THE REQUEST: Quote from the first line below through the line that contains "(0,0) rectangle (663,628);", both included, and leave the pictures out.
◇ ◇ ◇ ◇ ◇ ◇ ◇
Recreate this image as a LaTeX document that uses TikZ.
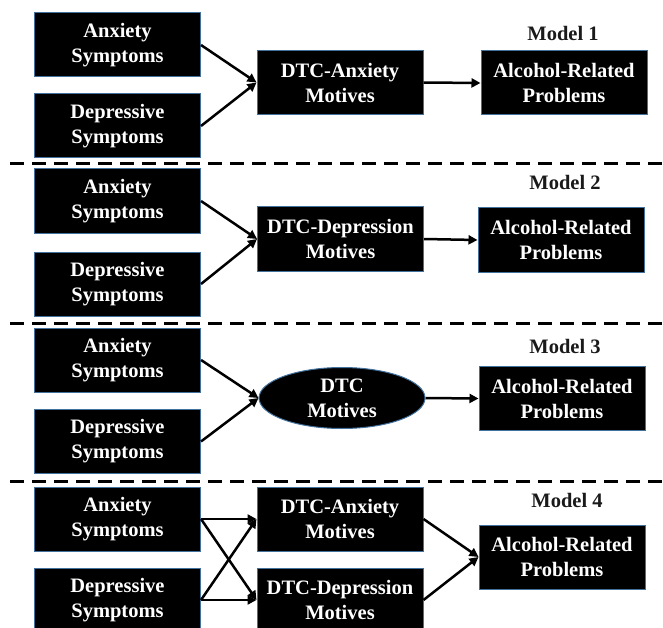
\documentclass[tikz,border=0pt]{standalone}
\usepackage{fontspec}
\setmainfont{Liberation Serif}
\usetikzlibrary{arrows.meta,shapes.geometric}
\definecolor{edgeblue}{HTML}{41719C}
\definecolor{lblgray}{HTML}{1A1A1A}
\begin{document}
\begin{tikzpicture}[x=1pt,y=-1pt,
  box/.style={draw=edgeblue, line width=1pt, fill=black, text=white,
    font=\bfseries\fontsize{20.5}{25}\selectfont, align=center,
    minimum width=166pt, minimum height=64pt, inner sep=0pt},
  oval/.style={box, ellipse, minimum width=166pt, minimum height=61pt},
  lbl/.style={font=\bfseries\fontsize{20.5}{24}\selectfont, text=lblgray},
  arr/.style={line width=2.5pt, -{Triangle[length=9pt,width=9pt]}},
  sep/.style={line width=3pt, dash pattern=on 14pt off 8pt}]
\useasboundingbox (0,0) rectangle (663,628);

% Model 1
\node[box] (A1) at (117.5,45) {Anxiety\\Symptoms};
\node[box] (D1) at (117.5,126) {Depressive\\Symptoms};
\node[box] (M1) at (340,82.5) {DTC-Anxiety\\Motives};
\node[box] (R1) at (564,83) {Alcohol-Related\\Problems};
\node[lbl] (L1) at (563,33) {Model 1};
\draw[arr] (A1.east) -- (M1.west);
\draw[arr] (D1.east) -- (M1.west);
\draw[arr] (M1.east) -- (R1.west);
\coordinate (s1a) at (10,164);
\coordinate (s1b) at (663,164);
\draw[sep] (s1a) -- (s1b);

% Model 2
\node[box] (A2) at (117.5,201) {Anxiety\\Symptoms};
\node[box] (D2) at (117.5,284) {Depressive\\Symptoms};
\node[box] (M2) at (340.5,239) {DTC-Depression\\Motives};
\node[box] (R2) at (561,240) {Alcohol-Related\\Problems};
\node[lbl] (L2) at (565,182) {Model 2};
\draw[arr] (A2.east) -- (M2.west);
\draw[arr] (D2.east) -- (M2.west);
\draw[arr] (M2.east) -- (R2.west);
\coordinate (s2a) at (10,323);
\coordinate (s2b) at (663,323);
\draw[sep] (s2a) -- (s2b);

% Model 3
\node[box] (A3) at (117.5,360) {Anxiety\\Symptoms};
\node[box] (D3) at (117.5,441.5) {Depressive\\Symptoms};
\node[oval] (M3) at (342,398) {DTC\\Motives};
\node[box] (R3) at (562,398.5) {Alcohol-Related\\Problems};
\node[lbl] (L3) at (565,346) {Model 3};
\draw[arr] (A3.east) -- (M3.west);
\draw[arr] (D3.east) -- (M3.west);
\draw[arr] (M3.east) -- (R3.west);
\coordinate (s3a) at (10,481);
\coordinate (s3b) at (663,481);
\draw[sep] (s3a) -- (s3b);

% Model 4
\node[box] (A4) at (117.5,519) {Anxiety\\Symptoms};
\node[box] (D4) at (117.5,600) {Depressive\\Symptoms};
\node[box] (M4a) at (340,519) {DTC-Anxiety\\Motives};
\node[box] (M4d) at (340,600) {DTC-Depression\\Motives};
\node[box] (R4) at (562,557) {Alcohol-Related\\Problems};
\node[lbl] (L4) at (567,500) {Model 4};
\draw[arr] (A4.east) -- (M4a.west);
\draw[arr] (A4.east) -- (M4d.west);
\draw[arr] (D4.east) -- (M4a.west);
\draw[arr] (D4.east) -- (M4d.west);
\draw[arr] (M4a.east) -- (R4.west);
\draw[arr] (M4d.east) -- (R4.west);
\end{tikzpicture}
\end{document}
◇ ◇ ◇ ◇ ◇ ◇ ◇
REPLY:
Recreate this image as a LaTeX document that uses TikZ.
\documentclass[tikz,border=0pt]{standalone}
\usepackage{fontspec}
\setmainfont{Liberation Serif}
\usetikzlibrary{arrows.meta,shapes.geometric}
\definecolor{edgeblue}{HTML}{41719C}
\definecolor{lblgray}{HTML}{1A1A1A}
\begin{document}
\begin{tikzpicture}[x=1pt,y=-1pt,
  box/.style={draw=edgeblue, line width=1pt, fill=black, text=white,
    font=\bfseries\fontsize{20.5}{25}\selectfont, align=center,
    minimum width=166pt, minimum height=64pt, inner sep=0pt},
  oval/.style={box, ellipse, minimum width=166pt, minimum height=61pt},
  lbl/.style={font=\bfseries\fontsize{20.5}{24}\selectfont, text=lblgray},
  arr/.style={line width=2.5pt, -{Triangle[length=9pt,width=9pt]}},
  sep/.style={line width=3pt, dash pattern=on 14pt off 8pt}]
\useasboundingbox (0,0) rectangle (663,628);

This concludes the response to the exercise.